Small Fermi energy, zero point fluctuations and nonadiabaticity in MgB$_2$

TL;DR

This paper investigates how small Fermi energies and zero-point lattice fluctuations in MgB$_2$ lead to nonadiabatic effects, challenging the Born-Oppenheimer approximation and potentially impacting understanding of unconventional superconductivity.

Contribution

It demonstrates that quantum lattice fluctuations cause significant Fermi energy uncertainties in MgB$_2$, revealing a new nonadiabatic regime relevant to unconventional superconductors.

Findings

Fermi energy in MgB$_2$ is about 0.5 eV, affected by low hole doping.

Zero-point lattice fluctuations induce Fermi energy uncertainties comparable to the Fermi energy.

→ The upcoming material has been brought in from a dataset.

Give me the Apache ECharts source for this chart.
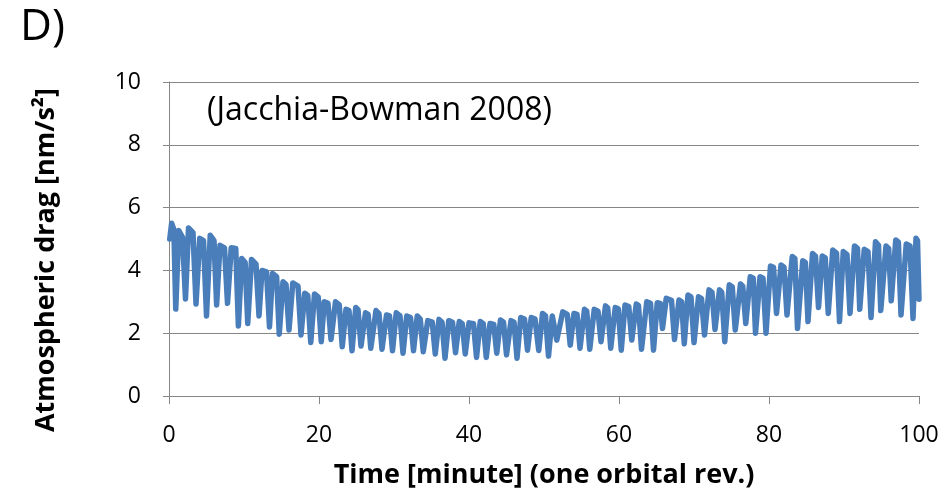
<!DOCTYPE html>
<html>
<head>
<meta charset="utf-8">
<script src="https://cdn.jsdelivr.net/npm/echarts@6/dist/echarts.min.js"></script>
<style>
html,body{margin:0;padding:0;background:#fff;}
#chart{width:947px;height:498px;}
</style>
</head>
<body>
<div id="chart"></div>
<script>
// Time [minute]
const timeMin = [
  0.1, 0.35, 0.65,
  0.9, 1.3, 1.8,
  2.2, 2.6, 3.2,
  3.6, 4.1, 4.6,
  5.0, 5.5, 6.0,
  6.35, 6.8, 7.4,
  7.8, 8.3, 8.9,
  9.25, 9.7, 10.15,
  10.5, 11.0, 11.6,
  12.0, 12.4, 13.0,
  13.4, 13.8, 14.35,
  14.7, 15.2, 15.6,
  16.0, 16.5, 17.2,
  17.6, 18.1, 18.5,
  18.9, 19.4, 19.9,
  20.3, 20.7, 21.2,
  21.6, 22.2, 22.7,
  23.1, 23.6, 24.0,
  24.4, 24.9, 25.2,
  25.6, 26.2, 26.55,
  26.9, 27.6, 28.0,
  28.4, 29.0, 29.4,
  29.8, 30.3, 30.8,
  31.2, 31.7, 32.2,
  32.6, 33.1, 33.5,
  33.9, 34.5, 35.1,
  35.5, 36.0, 36.4,
  36.8, 37.3, 37.8,
  38.2, 38.7, 39.1,
  39.5, 40.0, 40.6,
  41.0, 41.5, 41.9,
  42.3, 42.8, 43.3,
  43.7, 44.2, 44.6,
  45.0, 45.6, 46.0,
  46.4, 46.9, 47.4,
  47.8, 48.3, 48.8,
  49.3, 49.8, 50.2,
  50.6, 51.1, 51.35,
  51.7, 52.5, 53.1,
  53.5, 54.0, 54.4,
  54.8, 55.4, 55.7,
  56.1, 56.7, 57.2,
  57.6, 58.2, 58.5,
  58.9, 59.5, 59.9,
  60.3, 60.8, 61.3,
  61.7, 62.3, 62.6,
  63.0, 63.7, 64.2,
  64.6, 65.1, 65.5,
  65.8, 66.3, 67.0,
  67.4, 68.0, 68.35,
  68.7, 69.2, 69.6,
  70.0, 70.6, 71.0,
  71.4, 72.0, 72.4,
  72.8, 73.4, 73.7,
  74.1, 74.7, 75.1,
  75.5, 76.2, 76.5,
  76.9, 77.5, 77.9,
  78.2, 78.8, 79.2,
  79.6, 80.2, 80.6,
  81.0, 81.6, 82.0,
  82.4, 83.1, 83.45,
  83.8, 84.5, 84.85,
  85.2, 85.8, 86.2,
  86.6, 87.1, 87.5,
  87.9, 88.5, 89.0,
  89.4, 89.9, 90.4,
  90.8, 91.4, 91.8,
  92.1, 92.7, 93.2,
  93.6, 94.2, 94.6,
  94.9, 95.6, 95.95,
  96.3, 96.9, 97.25,
  97.6, 98.3, 98.8,
  99.2, 99.6, 99.8,
  100.0
];
// Atmospheric drag [nm/s^2]
const dragValue = [
  5.0, 5.5, 5.3,
  2.77, 5.27, 5.05,
  3.09, 5.35, 5.2,
  2.93, 5.02, 4.95,
  2.55, 5.12, 4.95,
  2.9, 4.8, 4.72,
  2.95, 4.72, 4.7,
  2.23, 4.38, 4.25,
  2.31, 4.35, 4.2,
  2.55, 4.0, 3.95,
  2.2, 3.9, 3.8,
  1.97, 3.64, 3.55,
  2.1, 3.6, 3.5,
  1.94, 3.27, 3.2,
  1.7, 3.25, 3.15,
  1.73, 3.0, 2.95,
  1.8, 3.0, 2.9,
  1.57, 2.76, 2.72,
  1.44, 2.82, 2.75,
  1.59, 2.65, 2.6,
  1.52, 2.72, 2.62,
  1.49, 2.58, 2.55,
  1.44, 2.65, 2.55,
  1.36, 2.55, 2.5,
  1.44, 2.55, 2.45,
  1.41, 2.4, 2.35,
  1.34, 2.44, 2.35,
  1.2, 2.4, 2.35,
  1.38, 2.37, 2.3,
  1.34, 2.33, 2.3,
  1.23, 2.37, 2.3,
  1.23, 2.31, 2.28,
  1.36, 2.42, 2.35,
  1.31, 2.4, 2.35,
  1.2, 2.5, 2.45,
  1.46, 2.5, 2.45,
  1.45, 2.63, 2.55,
  1.27, 2.55, 2.5,
  1.78, 2.68, 2.6,
  1.62, 2.63, 2.6,
  1.52, 2.76, 2.7,
  1.49, 2.76, 2.7,
  1.73, 2.87, 2.8,
  1.52, 2.82, 2.78,
  1.46, 2.9, 2.85,
  1.78, 2.93, 2.88,
  1.49, 3.0, 2.95,
  1.46, 2.97, 2.95,
  2.15, 3.11, 3.05,
  1.8, 3.06, 3.0,
  1.66, 3.22, 3.15,
  1.7, 3.16, 3.1,
  1.94, 3.38, 3.3,
  2.12, 3.38, 3.3,
  1.73, 3.54, 3.48,
  2.1, 3.57, 3.5,
  2.31, 3.8, 3.75,
  2.0, 3.8, 3.75,
  2.0, 4.14, 4.1,
  2.63, 4.17, 4.1,
  2.58, 4.44, 4.38,
  2.15, 4.31, 4.25,
  2.37, 4.54, 4.45,
  2.82, 4.46, 4.4,
  2.63, 4.65, 4.55,
  2.37, 4.6, 4.5,
  2.63, 4.78, 4.7,
  2.76, 4.67, 4.6,
  2.5, 4.91, 4.8,
  2.72, 4.78, 4.7,
  3.03, 4.97, 4.9,
  2.58, 4.84, 4.78,
  2.47, 5.02, 4.95,
  3.08
];
const yTicks = [0, 2, 4, 6, 8, 10];
const xTicks = [0, 20, 40, 60, 80, 100];

const seriesData = timeMin.map((t, i) => [t, dragValue[i]]);
const FONT = "'Open Sans', 'Noto Sans', sans-serif";

const chart = echarts.init(document.getElementById('chart'), null, {renderer: 'canvas'});
chart.setOption({
  animation: false,
  backgroundColor: '#ffffff',
  grid: {left: 169, right: 28, top: 82, bottom: 102, containLabel: false},
  xAxis: {
    type: 'value', min: xTicks[0], max: xTicks[xTicks.length - 1], interval: 20,
    name: 'Time [minute] (one orbital rev.)',
    nameLocation: 'middle', nameGap: 66,
    nameTextStyle: {fontFamily: FONT, fontSize: 27, fontWeight: 'bold', color: '#000'},
    axisLine: {show: true, onZero: false, lineStyle: {color: '#868686', width: 1}},
    axisTick: {show: true, inside: false, length: 8, lineStyle: {color: '#868686'}},
    axisLabel: {fontFamily: FONT, fontSize: 23, color: '#000', margin: 28},
    splitLine: {show: false}
  },
  yAxis: {
    type: 'value', min: yTicks[0], max: yTicks[yTicks.length - 1], interval: 2,
    axisLine: {show: true, lineStyle: {color: '#868686', width: 1}},
    axisTick: {show: true, inside: false, length: 6, lineStyle: {color: '#868686'}},
    axisLabel: {fontFamily: FONT, fontSize: 23, color: '#000', margin: 28},
    splitLine: {show: true, lineStyle: {color: '#868686', width: 1}}
  },
  graphic: [
    {type: 'text', left: 20, top: 5, style: {text: 'D)', fontFamily: FONT, fontSize: 44, fill: '#000'}},
    {type: 'text', left: 207, top: 95, style: {text: '(Jacchia-Bowman 2008)', fontFamily: FONT, fontSize: 32, fill: '#000'}},
    {type: 'text', x: 46, y: 260, rotation: Math.PI / 2,
     style: {text: 'Atmospheric drag [nm/s²]', fontFamily: FONT, fontSize: 27, fontWeight: 'bold', fill: '#000', align: 'center', verticalAlign: 'middle'}}
  ],
  series: [{
    type: 'line',
    data: seriesData,
    showSymbol: false,
    smooth: false,
    clip: true,
    lineStyle: {color: '#4a7ebb', width: 5.5, join: 'round', cap: 'round'}
  }]
});
</script>
</body>
</html>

The adiabatic approximation breaks down due to strong lattice-electron coupling.

Abstract

Small Fermi energy effects are induced in MgB$_2$ by the low hole doping in the $\sigma$ bands which are characterized by a Fermi energy $E_{\rm F}^\sigma \sim 0.5$ eV. We show that, due to the particularly strong deformation potential relative to the $E_{2g}$ phonon mode, lattice fluctuations are reflected in strong fluctuations in the electronic band structure. Quantum fluctuations associated to the zero-point lattice motion are responsible for an uncertainty of the Fermi energy of the order of the Fermi energy itself, leading to the breakdown of the adiabatic principle underlying the Born-Oppenheimer approximation in MgB$_2$ even if $\omega_{\rm ph}/E_{\rm F} \sim 0.1-0.2$, where $\omega_{\rm ph}$ are the characteristic phonon frequencies. This amounts to a new nonadiabatic regime, which could be relevant to other unconventional superconductors.